The race is who gets to the store first: us or the books? The mystery is why they seem so keen for us to win.
It's been touch and go with half a dozen of the venues, but we've now started to hit the individual shops' best-seller lists, which makes the bumpy ride worthwhile both for us and for the store managers who have pulled out all the stops to make the events successful. Especially Adam in Hull, Prospect Centre. We'd sold out of Like False Money and had a customer wanting a set of all three books. Adam's gizmo told him there were another two copies in the shop and, despite it being the busiest day of the year - not helped by a serious shoplifting incident - he hunted them down. They were in the crime section, not in the shoplifters' pockets.

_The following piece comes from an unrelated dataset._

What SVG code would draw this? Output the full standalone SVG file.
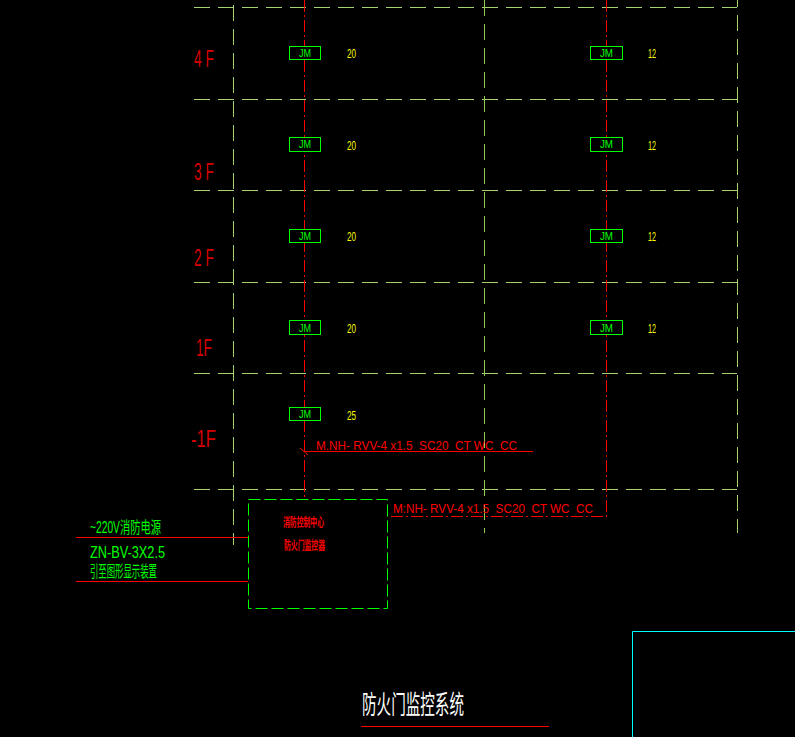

The other final Saturday pre-Christmas venue was WHS, Kingswood, tucked cosily into the Kingswood retail park. It's the smallest of the shops I've been to. Would it attract in the buyers of crime fiction? For the first 30 seconds, I wasn't sure, then Seaside Radio arrived in the person of broadcaster, Paula Coomber, and a steady stream of shoppers followed, most of them happy to stop and chat and many to buy books. Before our allotted time was up, there were just four books left - and no Like False Moneys. This time, there were none lurking in hidden corners, but Agent raced off and scrounged a few from another branch.
Frustrating though it is to have no books left when there are still readers wanting to buy them, it's an amazing feeling to see an empty table where there had been a stack of books.
In all, that's eight venues since publication mid November and we ended where we started, back in WHS Prospect Centre, Hull. It wasn't in the original plan to return to any of the venues, but we were delighted the books were selling well enough that they wanted us back. But maybe those shoplifters took advantage, knowing the law would be diverted because the cop always collars the crime writer.